Please transcribe the data below exactly. Leave the pictures out.
#####
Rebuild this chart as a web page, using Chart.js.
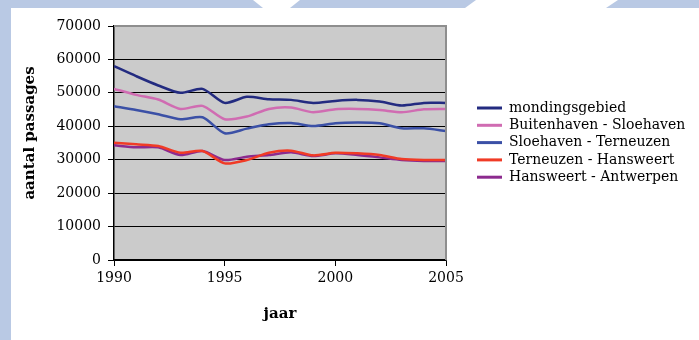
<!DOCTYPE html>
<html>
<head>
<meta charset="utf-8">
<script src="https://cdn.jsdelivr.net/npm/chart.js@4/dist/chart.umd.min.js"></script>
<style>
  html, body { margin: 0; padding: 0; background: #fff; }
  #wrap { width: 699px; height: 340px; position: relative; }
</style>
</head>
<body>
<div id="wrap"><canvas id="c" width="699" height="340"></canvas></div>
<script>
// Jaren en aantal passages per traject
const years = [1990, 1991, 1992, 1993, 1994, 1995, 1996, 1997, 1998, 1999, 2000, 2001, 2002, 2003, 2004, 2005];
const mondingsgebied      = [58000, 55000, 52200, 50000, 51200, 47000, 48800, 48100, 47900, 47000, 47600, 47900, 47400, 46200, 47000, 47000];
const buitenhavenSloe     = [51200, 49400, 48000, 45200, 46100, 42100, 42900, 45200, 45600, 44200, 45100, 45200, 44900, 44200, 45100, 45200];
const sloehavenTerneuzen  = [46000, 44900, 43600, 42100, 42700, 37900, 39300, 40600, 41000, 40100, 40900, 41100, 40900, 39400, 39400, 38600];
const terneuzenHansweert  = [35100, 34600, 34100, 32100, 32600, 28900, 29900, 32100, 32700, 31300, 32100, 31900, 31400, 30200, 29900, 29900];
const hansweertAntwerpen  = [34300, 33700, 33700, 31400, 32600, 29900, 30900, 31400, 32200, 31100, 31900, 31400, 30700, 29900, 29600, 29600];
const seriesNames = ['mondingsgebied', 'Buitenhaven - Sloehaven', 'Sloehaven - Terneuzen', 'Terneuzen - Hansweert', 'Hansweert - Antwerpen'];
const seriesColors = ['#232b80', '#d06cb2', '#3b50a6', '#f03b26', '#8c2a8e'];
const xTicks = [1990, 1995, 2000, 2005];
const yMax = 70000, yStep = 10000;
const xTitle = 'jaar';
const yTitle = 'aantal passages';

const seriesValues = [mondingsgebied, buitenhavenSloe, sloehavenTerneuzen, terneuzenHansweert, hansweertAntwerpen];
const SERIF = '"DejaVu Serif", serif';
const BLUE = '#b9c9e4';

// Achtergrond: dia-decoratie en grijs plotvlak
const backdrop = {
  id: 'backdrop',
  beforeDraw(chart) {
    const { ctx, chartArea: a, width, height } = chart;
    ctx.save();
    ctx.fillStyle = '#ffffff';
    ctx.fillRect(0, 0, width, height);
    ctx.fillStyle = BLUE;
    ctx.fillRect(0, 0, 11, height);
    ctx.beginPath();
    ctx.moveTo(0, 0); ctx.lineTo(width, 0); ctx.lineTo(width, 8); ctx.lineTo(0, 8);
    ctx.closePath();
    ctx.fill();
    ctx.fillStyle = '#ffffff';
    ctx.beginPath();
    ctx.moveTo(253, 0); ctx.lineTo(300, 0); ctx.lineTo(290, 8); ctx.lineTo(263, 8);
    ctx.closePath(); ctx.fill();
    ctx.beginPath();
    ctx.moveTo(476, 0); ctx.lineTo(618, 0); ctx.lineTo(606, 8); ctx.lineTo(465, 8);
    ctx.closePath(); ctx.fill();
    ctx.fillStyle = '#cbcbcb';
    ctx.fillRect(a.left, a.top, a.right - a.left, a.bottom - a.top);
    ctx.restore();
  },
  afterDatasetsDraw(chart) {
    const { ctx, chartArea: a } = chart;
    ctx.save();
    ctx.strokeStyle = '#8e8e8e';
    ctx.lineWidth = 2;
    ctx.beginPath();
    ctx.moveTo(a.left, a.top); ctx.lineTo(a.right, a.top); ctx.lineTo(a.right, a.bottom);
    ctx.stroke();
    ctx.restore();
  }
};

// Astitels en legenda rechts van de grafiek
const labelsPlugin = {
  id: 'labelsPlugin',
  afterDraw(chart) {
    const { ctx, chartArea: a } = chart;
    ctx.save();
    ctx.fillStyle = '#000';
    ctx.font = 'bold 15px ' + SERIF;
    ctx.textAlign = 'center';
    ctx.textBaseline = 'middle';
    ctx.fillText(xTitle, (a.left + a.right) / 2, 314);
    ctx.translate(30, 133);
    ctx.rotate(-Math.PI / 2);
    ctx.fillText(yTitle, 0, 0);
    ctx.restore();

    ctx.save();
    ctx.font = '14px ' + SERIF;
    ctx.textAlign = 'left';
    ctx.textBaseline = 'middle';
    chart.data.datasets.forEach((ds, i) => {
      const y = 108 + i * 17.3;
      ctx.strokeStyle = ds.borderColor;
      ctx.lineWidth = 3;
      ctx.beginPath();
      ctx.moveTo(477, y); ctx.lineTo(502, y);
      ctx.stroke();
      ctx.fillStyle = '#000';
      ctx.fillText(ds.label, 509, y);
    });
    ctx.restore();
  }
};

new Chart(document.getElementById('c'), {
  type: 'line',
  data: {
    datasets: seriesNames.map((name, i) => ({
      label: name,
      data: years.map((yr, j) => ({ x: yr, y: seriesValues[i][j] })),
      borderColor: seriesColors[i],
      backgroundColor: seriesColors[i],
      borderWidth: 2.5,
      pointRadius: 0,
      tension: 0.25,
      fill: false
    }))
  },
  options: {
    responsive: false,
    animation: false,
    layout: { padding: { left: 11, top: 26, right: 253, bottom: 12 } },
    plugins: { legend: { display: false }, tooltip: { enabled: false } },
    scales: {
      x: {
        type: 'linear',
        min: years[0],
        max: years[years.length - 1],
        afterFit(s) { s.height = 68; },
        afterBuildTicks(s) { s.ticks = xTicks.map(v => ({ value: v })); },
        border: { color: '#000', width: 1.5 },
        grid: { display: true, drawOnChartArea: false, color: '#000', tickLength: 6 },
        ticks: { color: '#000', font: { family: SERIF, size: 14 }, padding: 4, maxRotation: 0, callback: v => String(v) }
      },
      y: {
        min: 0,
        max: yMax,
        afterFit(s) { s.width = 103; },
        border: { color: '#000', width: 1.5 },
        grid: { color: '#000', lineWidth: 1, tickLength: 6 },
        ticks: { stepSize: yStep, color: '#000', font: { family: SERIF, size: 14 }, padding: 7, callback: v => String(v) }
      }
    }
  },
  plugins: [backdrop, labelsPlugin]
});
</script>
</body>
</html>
#####
*WRITTEN REPLY*:
Rebuild this chart as a web page, using Chart.js.
<!DOCTYPE html>
<html>
<head>
<meta charset="utf-8">
<script src="https://cdn.jsdelivr.net/npm/chart.js@4/dist/chart.umd.min.js"></script>
<style>
  html, body { margin: 0; padding: 0; background: #fff; }
  #wrap { width: 699px; height: 340px; position: relative; }
</style>
</head>
<body>
<div id="wrap"><canvas id="c" width="699" height="340"></canvas></div>
<script>
// Jaren en aantal passages per traject
const years = [1990, 1991, 1992, 1993, 1994, 1995, 1996, 1997, 1998, 1999, 2000, 2001, 2002, 2003, 2004, 2005];
const mondingsgebied      = [58000, 55000, 52200, 50000, 51200, 47000, 48800, 48100, 47900, 47000, 47600, 47900, 47400, 46200, 47000, 47000];
const buitenhavenSloe     = [51200, 49400, 48000, 45200, 46100, 42100, 42900, 45200, 45600, 44200, 45100, 45200, 44900, 44200, 45100, 45200];
const sloehavenTerneuzen  = [46000, 44900, 43600, 42100, 42700, 37900, 39300, 40600, 41000, 40100, 40900, 41100, 40900, 39400, 39400, 38600];
const terneuzenHansweert  = [35100, 34600, 34100, 32100, 32600, 28900, 29900, 32100, 32700, 31300, 32100, 31900, 31400, 30200, 29900, 29900];
const hansweertAntwerpen  = [34300, 33700, 33700, 31400, 32600, 29900, 30900, 31400, 32200, 31100, 31900, 31400, 30700, 29900, 29600, 29600];
const seriesNames = ['mondingsgebied', 'Buitenhaven - Sloehaven', 'Sloehaven - Terneuzen', 'Terneuzen - Hansweert', 'Hansweert - Antwerpen'];
const seriesColors = ['#232b80', '#d06cb2', '#3b50a6', '#f03b26', '#8c2a8e'];
const xTicks = [1990, 1995, 2000, 2005];
const yMax = 70000, yStep = 10000;
const xTitle = 'jaar';
const yTitle = 'aantal passages';

const seriesValues = [mondingsgebied, buitenhavenSloe, sloehavenTerneuzen, terneuzenHansweert, hansweertAntwerpen];
const SERIF = '"DejaVu Serif", serif';
const BLUE = '#b9c9e4';

// Achtergrond: dia-decoratie en grijs plotvlak
const backdrop = {
  id: 'backdrop',
  beforeDraw(chart) {
    const { ctx, chartArea: a, width, height } = chart;
    ctx.save();
    ctx.fillStyle = '#ffffff';
    ctx.fillRect(0, 0, width, height);
    ctx.fillStyle = BLUE;
    ctx.fillRect(0, 0, 11, height);
    ctx.beginPath();
    ctx.moveTo(0, 0); ctx.lineTo(width, 0); ctx.lineTo(width, 8); ctx.lineTo(0, 8);
    ctx.closePath();
    ctx.fill();
    ctx.fillStyle = '#ffffff';
    ctx.beginPath();
    ctx.moveTo(253, 0); ctx.lineTo(300, 0); ctx.lineTo(290, 8); ctx.lineTo(263, 8);
    ctx.closePath(); ctx.fill();
    ctx.beginPath();
    ctx.moveTo(476, 0); ctx.lineTo(618, 0); ctx.lineTo(606, 8); ctx.lineTo(465, 8);
    ctx.closePath(); ctx.fill();
    ctx.fillStyle = '#cbcbcb';
    ctx.fillRect(a.left, a.top, a.right - a.left, a.bottom - a.top);
    ctx.restore();
  },
  afterDatasetsDraw(chart) {
    const { ctx, chartArea: a } = chart;
    ctx.save();
    ctx.strokeStyle = '#8e8e8e';
    ctx.lineWidth = 2;
    ctx.beginPath();
    ctx.moveTo(a.left, a.top); ctx.lineTo(a.right, a.top); ctx.lineTo(a.right, a.bottom);
    ctx.stroke();
    ctx.restore();
  }
};

// Astitels en legenda rechts van de grafiek
const labelsPlugin = {
  id: 'labelsPlugin',
  afterDraw(chart) {
    const { ctx, chartArea: a } = chart;
    ctx.save();
    ctx.fillStyle = '#000';
    ctx.font = 'bold 15px ' + SERIF;
    ctx.textAlign = 'center';
    ctx.textBaseline = 'middle';
    ctx.fillText(xTitle, (a.left + a.right) / 2, 314);
    ctx.translate(30, 133);
    ctx.rotate(-Math.PI / 2);
    ctx.fillText(yTitle, 0, 0);
    ctx.restore();

    ctx.save();
    ctx.font = '14px ' + SERIF;
    ctx.textAlign = 'left';
    ctx.textBaseline = 'middle';
    chart.data.datasets.forEach((ds, i) => {
      const y = 108 + i * 17.3;
      ctx.strokeStyle = ds.borderColor;
      ctx.lineWidth = 3;
      ctx.beginPath();
      ctx.moveTo(477, y); ctx.lineTo(502, y);
      ctx.stroke();
      ctx.fillStyle = '#000';
      ctx.fillText(ds.label, 509, y);
    });
    ctx.restore();
  }
};

new Chart(document.getElementById('c'), {
  type: 'line',
  data: {
    datasets: seriesNames.map((name, i) => ({
      label: name,
      data: years.map((yr, j) => ({ x: yr, y: seriesValues[i][j] })),
      borderColor: seriesColors[i],
      backgroundColor: seriesColors[i],
      borderWidth: 2.5,
      pointRadius: 0,
      tension: 0.25,
      fill: false
    }))
  },
  options: {
    responsive: false,
    animation: false,
    layout: { padding: { left: 11, top: 26, right: 253, bottom: 12 } },
    plugins: { legend: { display: false }, tooltip: { enabled: false } },
    scales: {
      x: {
        type: 'linear',
        min: years[0],
        max: years[years.length - 1],
        afterFit(s) { s.height = 68; },
        afterBuildTicks(s) { s.ticks = xTicks.map(v => ({ value: v })); },
        border: { color: '#000', width: 1.5 },
        grid: { display: true, drawOnChartArea: false, color: '#000', tickLength: 6 },
        ticks: { color: '#000', font: { family: SERIF, size: 14 }, padding: 4, maxRotation: 0, callback: v => String(v) }
      },
      y: {
        min: 0,
        max: yMax,
        afterFit(s) { s.width = 103; },
        border: { color: '#000', width: 1.5 },
        grid: { color: '#000', lineWidth: 1, tickLength: 6 },
        ticks: { stepSize: yStep, color: '#000', font: { family: SERIF, size: 14 }, padding: 7, callback: v => String(v) }
      }
    }
  },
  plugins: [backdrop, labelsPlugin]
});
</script>
</body>
</html>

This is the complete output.